En última instancia, el viajero moderno se enfrenta a un serio dilema. Por un lado, el afán de exotismo convierte el viaje en un bien posicional y obliga a los viajeros serios a hacer un enorme esfuerzo para ir siempre por delante de las oleadas masivas de turistas. Por otra parte, cuando la masa de turistas llega a una zona virgen, la economía se transforma por completo para dar cabida a los futuros visitantes. Curiosamente, esa actitud anticapitalista que fomenta las cruzadas en pos del exotismo es la que empuja a los países subdesarrollados hacia la rueda de la economía global.

Puede parecer que no hay manera de evitar ninguno de los cuernos de este dilema.
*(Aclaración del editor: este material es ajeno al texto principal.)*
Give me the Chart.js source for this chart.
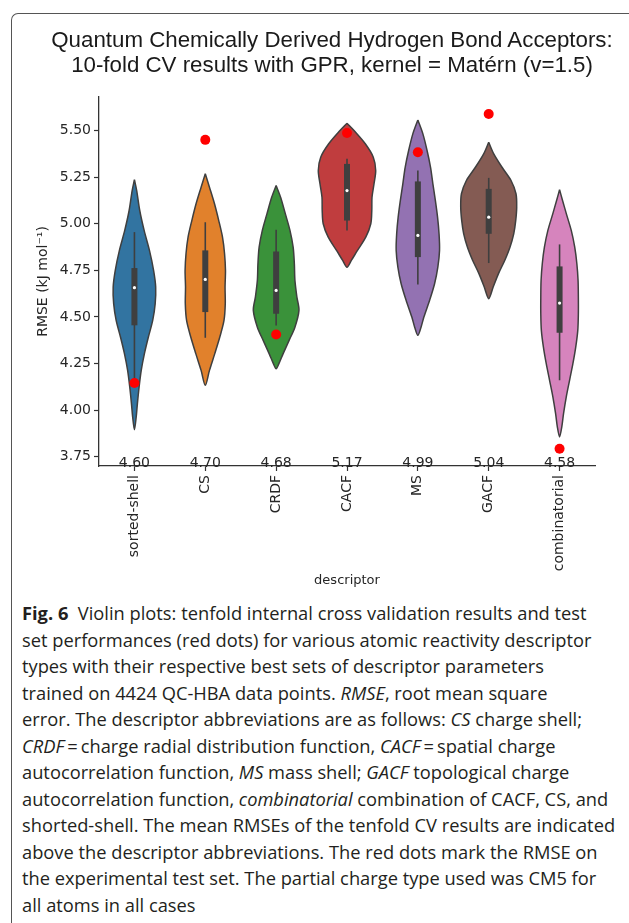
<!DOCTYPE html>
<html><head><meta charset="utf-8">
<script src="https://cdn.jsdelivr.net/npm/chart.js@4.4.0/dist/chart.umd.min.js"></script>
<style>
html,body{margin:0;padding:0;background:#fff;width:629px;height:923px;overflow:hidden;position:relative}
#frame{position:absolute;left:11px;top:13px;width:700px;height:1000px;border-left:1.3px solid #555;border-top:1.3px solid #555;border-top-left-radius:7px;z-index:0}
#title{position:absolute;left:0;top:27px;width:664px;text-align:center;font-family:'Liberation Sans';font-size:22.3px;line-height:25px;color:#1a1a1a;z-index:2;white-space:nowrap}
#wrap{position:absolute;left:0;top:0;width:629px;height:600px;z-index:1}
#caption{position:absolute;left:22px;top:600px;width:610px;font-family:'Open Sans';font-size:18.3px;line-height:26.5px;color:#231f20;z-index:1;white-space:nowrap}
#caption i{font-style:italic}
</style></head>
<body>
<div id="frame"></div>
<div id="title">Quantum Chemically Derived Hydrogen Bond Acceptors:<br>10-fold CV results with GPR, kernel = Matérn (v=1.5)</div>
<div id="wrap"><canvas id="c"></canvas></div>
<div id="caption">
<div><b>Fig. 6</b>&nbsp; Violin plots: tenfold internal cross validation results and test</div>
<div>set performances (red dots) for various atomic reactivity descriptor</div>
<div>types with their respective best sets of descriptor parameters</div>
<div>trained on 4424 QC-HBA data points. <i>RMSE</i>, root mean square</div>
<div>error. The descriptor abbreviations are as follows: <i>CS</i> charge shell;</div>
<div><i>CRDF</i>&#x2009;=&#x2009;charge radial distribution function, <i>CACF</i>&#x2009;=&#x2009;spatial charge</div>
<div>autocorrelation function, <i>MS</i> mass shell; <i>GACF</i> topological charge</div>
<div>autocorrelation function, <i>combinatorial</i> combination of CACF, CS, and</div>
<div>shorted-shell. The mean RMSEs of the tenfold CV results are indicated</div>
<div>above the descriptor abbreviations. The red dots mark the RMSE on</div>
<div>the experimental test set. The partial charge type used was CM5 for</div>
<div>all atoms in all cases</div>
</div>
<script>
// ---- data ----
const categories = ['sorted-shell','CS','CRDF','CACF','MS','GACF','combinatorial'];
const meanLabels = ['4.60','4.70','4.68','5.17','4.99','5.04','4.58'];
const testRMSE   = [4.145, 5.450, 4.406, 5.487, 5.384, 5.589, 3.793];
const medians    = [4.657, 4.701, 4.642, 5.178, 4.937, 5.035, 4.574];
const q1         = [4.455, 4.526, 4.517, 5.017, 4.821, 4.946, 4.415];
const q3         = [4.762, 4.857, 4.851, 5.321, 5.227, 5.187, 4.771];
const whiskerLow = [4.150, 4.388, 4.454, 4.964, 4.674, 4.789, 4.160];
const whiskerHigh= [4.955, 5.008, 4.968, 5.348, 5.286, 5.246, 4.889];
const yTicks     = [3.75, 4.00, 4.25, 4.50, 4.75, 5.00, 5.25, 5.50];
const violinColors = ['#3274a1','#e1812c','#3a923a','#c03d3e','#9372b2','#845b53','#d684bd'];

// violin density profiles: [RMSE level, half width in category units], top to bottom
const densitySortedShell = [[5.236,0],[5.178,0.032],[5.071,0.075],[4.964,0.137],[4.857,0.212],[4.749,0.271],[4.660,0.300],[4.571,0.293],[4.481,0.258],[4.392,0.197],[4.303,0.141],[4.213,0.096],[4.124,0.066],[4.035,0.042],[3.963,0.025],[3.895,0]];
const densityCS = [[5.268,0],[5.196,0.059],[5.107,0.130],[5.017,0.190],[4.928,0.243],[4.839,0.272],[4.749,0.285],[4.660,0.279],[4.571,0.282],[4.481,0.264],[4.392,0.205],[4.303,0.134],[4.213,0.059],[4.133,0]];
const densityCRDF = [[5.205,0],[5.142,0.063],[5.053,0.130],[4.964,0.195],[4.874,0.240],[4.785,0.257],[4.696,0.265],[4.606,0.293],[4.535,0.322],[4.445,0.265],[4.374,0.183],[4.303,0.099],[4.249,0.039],[4.222,0]];
const densityCACF = [[5.539,0],[5.500,0.099],[5.429,0.258],[5.357,0.371],[5.286,0.405],[5.214,0.381],[5.142,0.353],[5.071,0.350],[5.000,0.336],[4.928,0.265],[4.857,0.148],[4.803,0.061],[4.767,0]];
const densityMS = [[5.557,0],[5.482,0.071],[5.393,0.130],[5.303,0.179],[5.214,0.212],[5.125,0.247],[5.035,0.278],[4.946,0.299],[4.857,0.306],[4.767,0.282],[4.678,0.236],[4.588,0.165],[4.499,0.085],[4.445,0.045],[4.401,0]];
const densityGACF = [[5.437,0],[5.375,0.071],[5.303,0.188],[5.232,0.315],[5.161,0.385],[5.089,0.395],[5.017,0.381],[4.946,0.353],[4.874,0.300],[4.803,0.226],[4.732,0.138],[4.660,0.063],[4.598,0]];
const densityCombinatorial = [[5.182,0],[5.125,0.042],[5.053,0.096],[4.964,0.165],[4.874,0.214],[4.785,0.244],[4.696,0.261],[4.606,0.265],[4.517,0.265],[4.428,0.257],[4.338,0.228],[4.249,0.188],[4.160,0.141],[4.070,0.094],[3.981,0.056],[3.909,0.031],[3.856,0]];
const densities = [densitySortedShell, densityCS, densityCRDF, densityCACF, densityMS, densityGACF, densityCombinatorial];

// ---- build datasets ----
const datasets = [];
datasets.push({label:'test', data: testRMSE.map((v,i)=>({x:i,y:v})), showLine:false,
  pointRadius:5, pointBackgroundColor:'#ff0000', pointBorderWidth:0, order:0});
datasets.push({label:'median', data: medians.map((v,i)=>({x:i,y:v})), showLine:false,
  pointRadius:1.6, pointBackgroundColor:'#ffffff', pointBorderWidth:0, order:1});
categories.forEach((c,i)=>{
  datasets.push({label:'box'+i, data:[{x:i,y:q1[i]},{x:i,y:q3[i]}], showLine:true, pointRadius:0,
    borderColor:'#3f3f3f', borderWidth:6, borderCapStyle:'butt', order:2});
  datasets.push({label:'whisker'+i, data:[{x:i,y:whiskerLow[i]},{x:i,y:whiskerHigh[i]}], showLine:true, pointRadius:0,
    borderColor:'#3f3f3f', borderWidth:1.6, order:3});
  const d = densities[i];
  const pts = [];
  d.forEach(p=>pts.push({x:i+p[1], y:p[0]}));
  for (let k=d.length-2;k>=0;k--) pts.push({x:i-d[k][1], y:d[k][0]});
  datasets.push({label:c, data:pts, showLine:true, pointRadius:0, tension:0.3,
    borderColor:'#3f3f3f', borderWidth:1.5, backgroundColor:violinColors[i], fill:'shape', order:4});
});

const meanLabelPlugin = {
  id:'meanLabels',
  afterDatasetsDraw(chart){
    const {ctx, scales:{x,y}} = chart;
    ctx.save();
    ctx.font = '14px "DejaVu Sans"';
    ctx.fillStyle = '#262626';
    ctx.textAlign = 'center';
    ctx.textBaseline = 'alphabetic';
    meanLabels.forEach((t,i)=>ctx.fillText(t, x.getPixelForValue(i), y.bottom + 0.5));
    ctx.restore();
  }
};

Chart.defaults.font.family = '"DejaVu Sans"';
Chart.defaults.color = '#262626';

new Chart(document.getElementById('c'), {
  type:'scatter',
  data:{datasets},
  options:{
    responsive:true, maintainAspectRatio:false, animation:false, devicePixelRatio:1,
    layout:{padding:{left:35,right:34,top:97,bottom:0}},
    plugins:{ legend:{display:false}, tooltip:{enabled:false}, title:{display:false} },
    scales:{
      x:{type:'linear', min:-0.5, max:6.5,
        afterBuildTicks(s){ s.ticks = categories.map((_,i)=>({value:i})); },
        afterFit(s){ s.height = 134; },
        ticks:{autoSkip:false, minRotation:90, maxRotation:90, padding:4, font:{size:14}, color:'#262626',
          callback:(v)=>categories[v]},
        grid:{display:true, drawOnChartArea:false, drawTicks:true, tickLength:5, color:'#333', tickWidth:1.2},
        border:{display:true, color:'#333', width:1.3},
        title:{display:true, text:'descriptor', font:{size:13}, color:'#262626', padding:{top:0,bottom:12}}
      },
      y:{type:'linear', min:3.70, max:5.68,
        afterBuildTicks(s){ s.ticks = yTicks.map(v=>({value:v})); },
        afterFit(s){ s.width = 64; },
        ticks:{padding:3, font:{size:14}, color:'#262626', callback:(v)=>v.toFixed(2)},
        grid:{display:true, drawOnChartArea:false, drawTicks:true, tickLength:5, color:'#333', tickWidth:1.2},
        border:{display:true, color:'#333', width:1.3},
        title:{display:true, text:'RMSE (kJ mol⁻¹)', font:{size:14}, color:'#262626', padding:{top:0,bottom:0}}
      }
    }
  },
  plugins:[meanLabelPlugin]
});
</script>
</body></html>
El turismo industrial es repugnante, vulgar y abusivo. El placer de un viaje aparentemente exótico se verá anulado por el descubrimiento de que huir de la modernidad no soluciona el problema, sino que lo alimenta. Pero quedarse en casa es rechazar una ganga intercultural fácilmente asequible. Entonces, ¿qué posibilidades le quedan al viajero bienintencionado?
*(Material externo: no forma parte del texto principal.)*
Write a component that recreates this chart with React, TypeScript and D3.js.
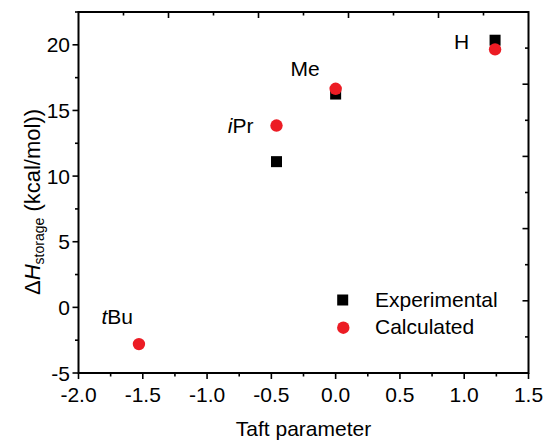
import * as d3 from "d3";

// substituent data (Taft parameter vs storage enthalpy)
const substituents = ["tBu", "iPr", "Me", "H"];
const taft = [-1.53, -0.46, 0.0, 1.24];
const experimental: (number | null)[] = [null, 11.1, 16.25, 20.35];
const calculated = [-2.8, 13.85, 16.65, 19.65];

const xTickLabels = ["-2.0", "-1.5", "-1.0", "-0.5", "0.0", "0.5", "1.0", "1.5"];
const yTickLabels = ["-5", "0", "5", "10", "15", "20"];

// where each substituent name sits relative to its red dot (px)
const labelOffset: Record<string, [number, number]> = {
  tBu: [-6, -20],
  iPr: [-23, 7],
  Me: [-16, -13],
  H: [-26, 0],
};

const W = 544;
const H = 440;
const m = { left: 78.5, right: 528.5, top: 12, bottom: 373 };
const font = "'Liberation Sans', Arial, sans-serif";
const red = "#ec1c24";

export default function App() {
  const x = d3.scaleLinear().domain([-2, 1.5]).range([m.left, m.right]);
  const y = d3.scaleLinear().domain([-5, 22.5]).range([m.bottom, m.top]);
  // mirrored frame axes (top/right) have their own 10-step ticks
  const fx = d3.scaleLinear().domain([0, 1]).range([m.left, m.right]);
  const fy = d3.scaleLinear().domain([0, 1]).range([m.bottom, m.top]);

  const xVals = xTickLabels.map(Number);
  const yVals = yTickLabels.map(Number);
  const xMinor = xVals.slice(1).map((v) => v - 0.25);
  const yMinor = yVals.map((v) => v + 2.5);
  const frameTicks = d3.range(1, 10).map((i) => i / 10);

  const label = (name: string) => {
    if (name === "tBu")
      return (
        <>
          <tspan fontStyle="italic">t</tspan>Bu
        </>
      );
    if (name === "iPr")
      return (
        <>
          <tspan fontStyle="italic">i</tspan>Pr
        </>
      );
    return name;
  };

  return (
    <svg
      width={W}
      height={H}
      style={{ position: "absolute", left: 0, top: 0, background: "#fff" }}
      fontFamily={font}
    >
      <g stroke="#000" strokeWidth={1.6} fill="none">
        {/* bottom ticks, outward */}
        {xVals.map((v) => (
          <line key={"xb" + v} x1={x(v)} x2={x(v)} y1={m.bottom} y2={m.bottom + 6} />
        ))}
        {xMinor.map((v) => (
          <line key={"xm" + v} x1={x(v)} x2={x(v)} y1={m.bottom} y2={m.bottom + 3.5} />
        ))}
        {/* left ticks, outward */}
        {yVals.map((v) => (
          <line key={"yl" + v} x1={m.left - 6} x2={m.left} y1={y(v)} y2={y(v)} />
        ))}
        {yMinor.map((v) => (
          <line key={"ym" + v} x1={m.left - 3.5} x2={m.left} y1={y(v)} y2={y(v)} />
        ))}
        {/* top and right ticks, inward */}
        {frameTicks.map((t, i) => {
          const len = i % 2 === 1 ? 6 : 3.5;
          return (
            <g key={"f" + i}>
              <line x1={fx(t)} x2={fx(t)} y1={m.top} y2={m.top + len} />
              <line x1={m.right - len} x2={m.right} y1={fy(t)} y2={fy(t)} />
            </g>
          );
        })}
        <rect
          x={m.left}
          y={m.top}
          width={m.right - m.left}
          height={m.bottom - m.top}
          strokeWidth={2}
        />
      </g>

      <g fontSize={21} fill="#000">
        {xTickLabels.map((t, i) => (
          <text key={t} x={x(xVals[i])} y={401.5} textAnchor="middle">
            {t}
          </text>
        ))}
        {yTickLabels.map((t, i) => (
          <text key={t} x={70} y={y(yVals[i]) + 7.5} textAnchor="end">
            {t}
          </text>
        ))}
        <text x={(m.left + m.right) / 2} y={436} textAnchor="middle">
          Taft parameter
        </text>
        <text transform="translate(40,202) rotate(-90)" textAnchor="middle" fontSize={22}>
          Δ<tspan fontStyle="italic">H</tspan>
          <tspan fontSize={14} dy={4}>
            storage
          </tspan>
          <tspan dy={-4}> (kcal/mol))</tspan>
        </text>
      </g>

      {/* points */}
      {experimental.map((v, i) =>
        v === null ? null : (
          <rect
            key={"e" + i}
            x={x(taft[i]) - 5.5}
            y={y(v) - 5.5}
            width={11}
            height={11}
            fill="#000"
          />
        )
      )}
      {calculated.map((v, i) => (
        <circle key={"c" + i} cx={x(taft[i])} cy={y(v)} r={6.2} fill={red} />
      ))}
      {substituents.map((s, i) => (
        <text
          key={s}
          x={x(taft[i]) + labelOffset[s][0]}
          y={y(calculated[i]) + labelOffset[s][1]}
          textAnchor="end"
          fontSize={21}
        >
          {label(s)}
        </text>
      ))}

      {/* legend */}
      <rect x={337.2} y={294.5} width={11} height={11} fill="#000" />
      <text x={375} y={306.7} fontSize={21}>
        Experimental
      </text>
      <circle cx={343.3} cy={327.7} r={6.2} fill={red} />
      <text x={375} y={334.3} fontSize={21}>
        Calculated
      </text>
    </svg>
  );
}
Un modo de viajar que casi nunca mencionan los sociólogos y demás expertos en turismo es el viaje de negocios. Sin embargo, hay mucho que decir sobre esta modalidad aparentemente auténtica y carente de todo egoísmo. Como hemos visto, la mayoría de los viajeros buscadores de lo exótico (aunque sea inconscientemente) tienen el problema de que están demasiado concentrados en la psicología social del viaje como experiencia y no en la experiencia en sí. Es decir, en vez de elegir un destino basado en criterios relativamente objetivos tales como comodidad, buen servicio, importe, amabilidad de la población local y demás, eligen sus destinos basándose en su «autenticidad» o «exotismo» y en el capital social que aporta de cara a la ansiada distinción. El valor de un destino depende de la cantidad de «modernos» que ya hayan ido y en el nivel de preparación que tenga la población nativa. Este aspecto simbólico del turismo transforma los destinos potenciales en bienes posicionales.

Ninguno de estos problemas afecta al viaje de negocios. En contraste con el viajero exótico, que gasta la menor cantidad de dinero posible mientras se zambulle en la diferencia, el enviado profesional normalmente habrá sido enviado por el gobierno local. Su viaje representa un descenso de lo simbólico a lo material. Este individuo no busca significados espirituales, ni bienes posicionales, ni monumentos turísticos, sino un intercambio comercial que, en principio, no tiene por qué ser abusivo ni unilateral. Puede estar relacionado con la competencia, como en el caso de dos empresas que compitan por una cuota de mercado en un país extranjero. Pero en contraste con las oleadas de turistas generadas por los buscadores de un capital social, este tipo de competitividad beneficia a la población local, que podrá negociar con mejores condiciones. Finalmente, puede que el único modo «auténtico» de viajar sea el viaje de negocios. Todo lo demás es turismo.